Die Schwierigkeit sehe ich darin, das Polizisten ein sehr umfassendes Aufgabengebiet haben. Selbst bei der besten Schulung, sind sie jedoch vor allem Menschen. Und Menschen sind Rachsüchtig. (Mal völlig abgesehen von ihren sonstigen Fehlern.)
Zudem handeln sie auf Befehl. Ist so in ihrem Arbeitsvertrag festgeschrieben.

Fehlverhalten von Polizisten kenne ich zu genüge. Fehlverhalten von 'normalen' Menschen jedoch auch. Sich jetzt noch einmal ins Bewusstsein rufen, das Polizisten in aller erster Linie Menschen sind, mit all ihren Fehlern, dann die Millionen Überstunden dazu rechnen, die alle haben, weil es viel zu viele unbesetzte Stellen gibt, bzw. zu viele Aufgaben und ich habe einen fantastischen Menschenschlag, der doch sehr viel aggressiver sein wird, als mir persönlich lieb ist.

Steckt dann diese Menschen in einen Körperpanzer, mit der Erlaubnis sich vermummen zu dürfen und lasst diese auf andere Menschen los.
Interessanterweise sind es nach wie vor nur sehr wenige Polizisten, die über die Strenge schlagen. Mit der Kombi würde ich eigentlich mit viel mehr rechnen.

Was mich jedoch doch arg stört, ist das regelmäßige Töten von Menschen durch Polizisten. (Kommt auch im Lied vor.) Man kann auch jemanden ins Knie oder in den Arm schießen. Der/die wird dann nicht mehr so großartige Koordinationen zustande bringen.
Stattdessen wird auf maximale Sicherheit gesetzt.

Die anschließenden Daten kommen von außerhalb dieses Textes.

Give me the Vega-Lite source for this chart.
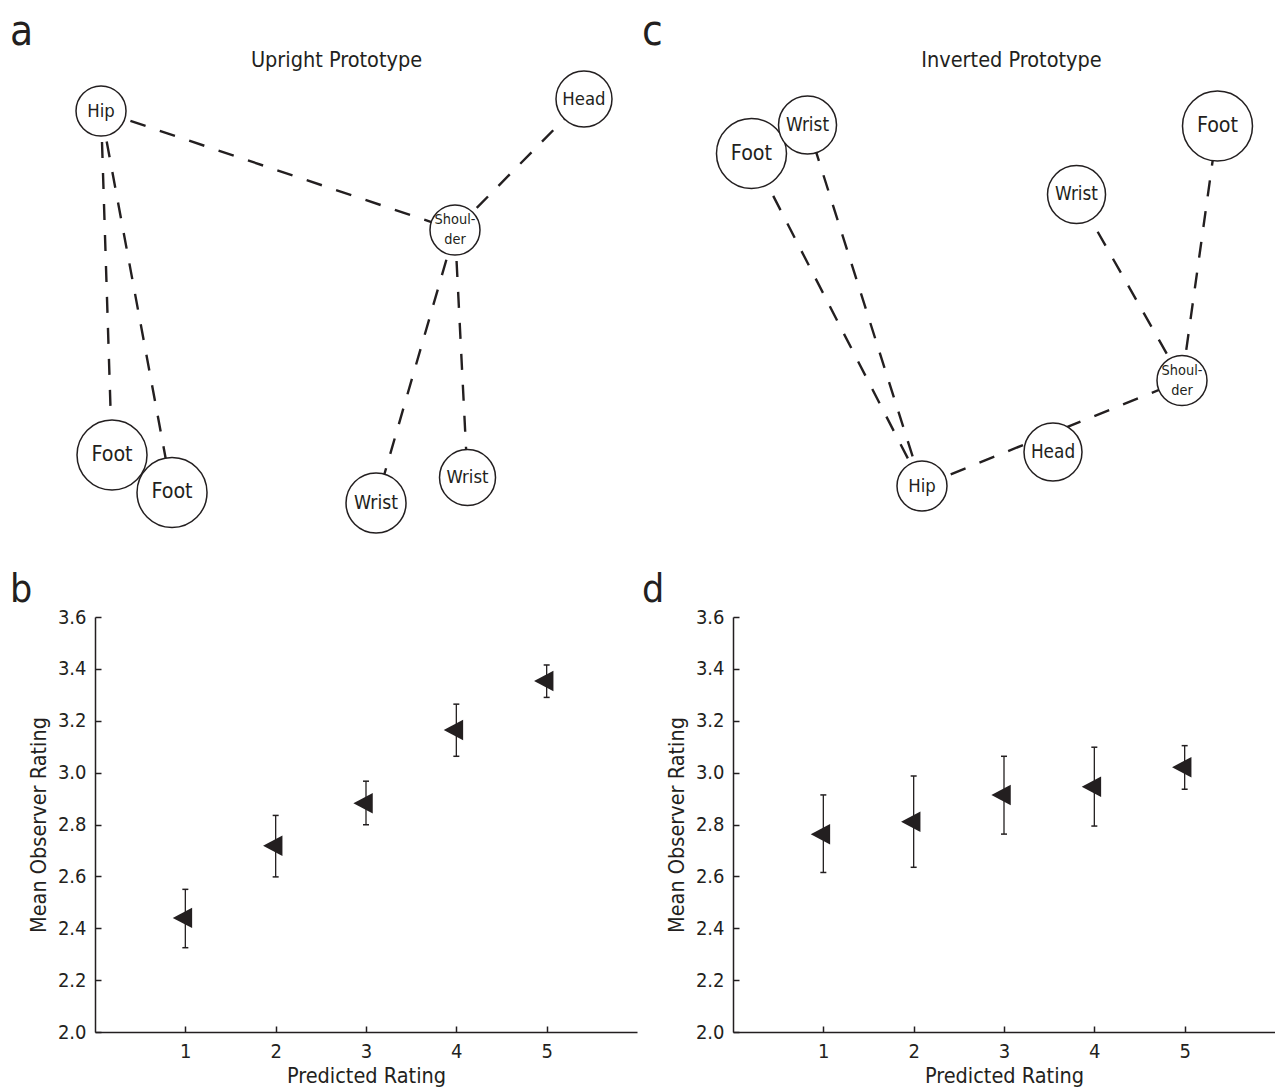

https://www.youtube.com/watch?reload=9&v=heOInMAcQMA - (Ich weiß, die Leute lachen da, aber es zeigt meiner Meinung nach recht deutlich, wie seltsam verschroben die Wahrnehmung der Begebenheiten ist.)

ot:
Wobei nichts von allen diesen Beispielen wird dein Erlebnis besser machen Amon. Du hast mein aufrichtiges Mitgefühl. Das hätte nie passieren dürfen. Ist es aber.
So wenig wie du meine Erlebnisse auslöschen kannst, kann ich verhindern, das du immer mal wieder in Gedanken zu deinen kommst.
Sobald ich einen praktikablen Lösungsansatz für diese Erinnerungen habe, bist du der Erste, den ich darauf aufmerksam machen werde. Bis dato hab ich nur Überbrückungsmöglichkeiten anzubieten. Mehr schlecht als recht. Selbst wenn viele Erinnerungen inzwischen über 30 Jahre, wenn nicht länger her sind bei mir, so machen die mich in schwachen Momenten immer wieder ziemlich fertig.
Wobei ich kein wirklich schlechtes Erlebnis (unfaire ja) mit Polizei hatte. Bei mir waren es vor allem (damals gedachte) Freunde, Mitschüler und vor allem Lehrer. (und später dann Menschen, die direkt oder indirekt für den Staat arbeiten). Selbst wenn ich heute vieles Nachvollziehen kann, sind manche Dinge nicht zu verzeihen.